Below are excerpts from documents obtained by SPT via a Freedom of Information request submitted to the Ontario Ministry of Health.

Note the admission by a Senior Policy Analyst that controlled acts are intended only for inherently risky activities.  As such, the 14th controlled act of psychotherapy has been nothing short of a flagrant abuse of the RHPA legislation.

By definition, controlled acts are those acts considered to carry an inherent risk of harm in the course of providing health care to a patient. Only those acts that are inherently dangerous are restricted, leaving as much health care as possible in the public domain.

It has never been the intention of that Act to regulate professionals who, while they may provide services that fall under the broad range of psychotherapeutic techniques, are not necessarily psychotherapists (e.g., marriage counsellors, etc.).
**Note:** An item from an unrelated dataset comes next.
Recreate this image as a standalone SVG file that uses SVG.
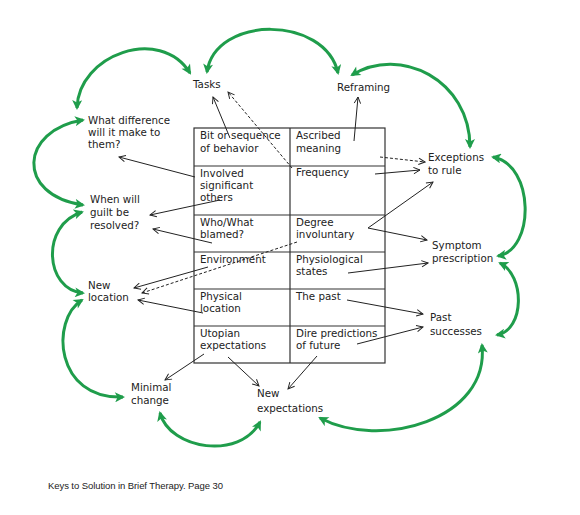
<svg xmlns="http://www.w3.org/2000/svg" width="580" height="515" viewBox="0 0 580 515">
<style>
text{font-family:"DejaVu Sans",Verdana,sans-serif;font-size:10.3px;fill:#222}
.cap{font-family:"Liberation Sans",Arial,sans-serif;font-size:9.5px}
.cell{fill:none;stroke:#333;stroke-width:1.2}
.a{fill:none;stroke:#222;stroke-width:1;marker-end:url(#va)}
.d{stroke-dasharray:3,2}
.g{fill:none;stroke:#1f9d4b;stroke-width:3;marker-start:url(#ga);marker-end:url(#ga)}
</style>
<defs>
<marker id="va" viewBox="0 0 10 10" refX="9" refY="5" markerWidth="8" markerHeight="8" markerUnits="userSpaceOnUse" orient="auto">
<path d="M1,1 L9,5 L1,9" fill="none" stroke="#222" stroke-width="1.2"/>
</marker>
<marker id="ga" viewBox="0 0 10 10" refX="8" refY="5" markerWidth="11" markerHeight="10" markerUnits="userSpaceOnUse" orient="auto-start-reverse">
<path d="M0,0 L10,5 L0,10 L2.5,5 z" fill="#1f9d4b"/>
</marker>
</defs>
<rect width="580" height="515" fill="#fff"/>
<g id="table">
<rect class="cell" x="194" y="128" width="191" height="235"/>
<path class="cell" d="M290,128 V363 M194,166 H385 M194,215 H385 M194,252 H385 M194,289 H385 M194,326 H385"/>
<text x="200" y="139">Bit or sequence</text><text x="200" y="152">of behavior</text>
<text x="296" y="139">Ascribed</text><text x="296" y="152">meaning</text>
<text x="200" y="177">Involved</text><text x="200" y="189">significant</text><text x="200" y="201">others</text>
<text x="296" y="176">Frequency</text>
<text x="200" y="226">Who/What</text><text x="200" y="238">blamed?</text>
<text x="296" y="226">Degree</text><text x="296" y="238">involuntary</text>
<text x="200" y="263">Environment</text>
<text x="296" y="263">Physiological</text><text x="296" y="275">states</text>
<text x="200" y="300">Physical</text><text x="200" y="312">location</text>
<text x="296" y="300">The past</text>
<text x="200" y="337">Utopian</text><text x="200" y="349">expectations</text>
<text x="296" y="337">Dire predictions</text><text x="296" y="349">of future</text>
</g>
<g id="tasks"><text x="193" y="88">Tasks</text></g>
<g id="reframing"><text x="337" y="91">Reframing</text></g>
<g id="what-difference"><text x="88" y="124">What difference</text><text x="88" y="136">will it make to</text><text x="88" y="148">them?</text></g>
<g id="guilt"><text x="90" y="203">When will</text><text x="90" y="216">guilt be</text><text x="90" y="229">resolved?</text></g>
<g id="new-location"><text x="88" y="289">New</text><text x="88" y="301">location</text></g>
<g id="minimal-change"><text x="131" y="391">Minimal</text><text x="131" y="404">change</text></g>
<g id="new-expectations"><text x="257" y="397">New</text><text x="257" y="412">expectations</text></g>
<g id="exceptions"><text x="428" y="161">Exceptions</text><text x="428" y="174">to rule</text></g>
<g id="symptom"><text x="432" y="249">Symptom</text><text x="432" y="262">prescription</text></g>
<g id="past-successes"><text x="430" y="321">Past</text><text x="430" y="335">successes</text></g>
<g id="caption"><text class="cap" x="48" y="489" textLength="175">Keys to Solution in Brief Therapy. Page 30</text></g>
<g id="connectors">
<path class="a" d="M230,138 L213,97"/>
<path class="a d" d="M292,168 L228,92"/>
<path class="a" d="M354,141 L358,97"/>
<path class="a d" d="M380,157 L425,162"/>
<path class="a" d="M375,174 L420,170"/>
<path class="a" d="M368,228 L433,182"/>
<path class="a" d="M368,228 L427,240"/>
<path class="a" d="M348,273 L428,263"/>
<path class="a" d="M347,300 L423,314"/>
<path class="a" d="M357,344 L423,327"/>
<path class="a" d="M317,356 L288,389"/>
<path class="a" d="M228,357 L259,386"/>
<path class="a" d="M204,354 L165,380"/>
<path class="a" d="M203,313 L138,300"/>
<path class="a" d="M208,267 L134,288"/>
<path class="a d" d="M297,242 L142,293"/>
<path class="a" d="M212,243 L153,229"/>
<path class="a" d="M220,200 L150,215"/>
<path class="a" d="M195,177 L119,157"/>
<path class="g" d="M77,108 C78,55 160,25 190,73"/>
<path class="g" d="M207,72 C215,15 325,15 338,73"/>
<path class="g" d="M352,75 C400,45 470,80 470,147"/>
<path class="g" d="M493,157 C535,165 535,250 498,256"/>
<path class="g" d="M500,263 C525,275 525,330 497,335"/>
<path class="g" d="M482,345 C490,420 380,450 320,418"/>
<path class="g" d="M160,413 C170,450 240,460 260,422"/>
<path class="g" d="M82,300 C50,320 55,400 123,397"/>
<path class="g" d="M82,212 C40,225 45,290 83,293"/>
<path class="g" d="M83,120 C20,130 15,195 83,205"/>
</g>
</svg>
Under the RHPA’s overlapping scopes of practice, there is no prohibition against an unregulated practitioner performing services within a regulated profession’s scope of practice.

And note the last-minute scramble to clarify for the public the meaning of the controlled act, which came into law 8 years ago (in June 2007) and awaits a mere signature to become enforceable.

From a May 2015 email:

I asked her, again, how she as the regulator plans on distinguishing between a non-psychotherapist’s performance of the CA and other practice, and she was unable to tell me. This is, I think, the salient point. What criteria will the College use to hold mental health services up against when fulfilling their legislated duty?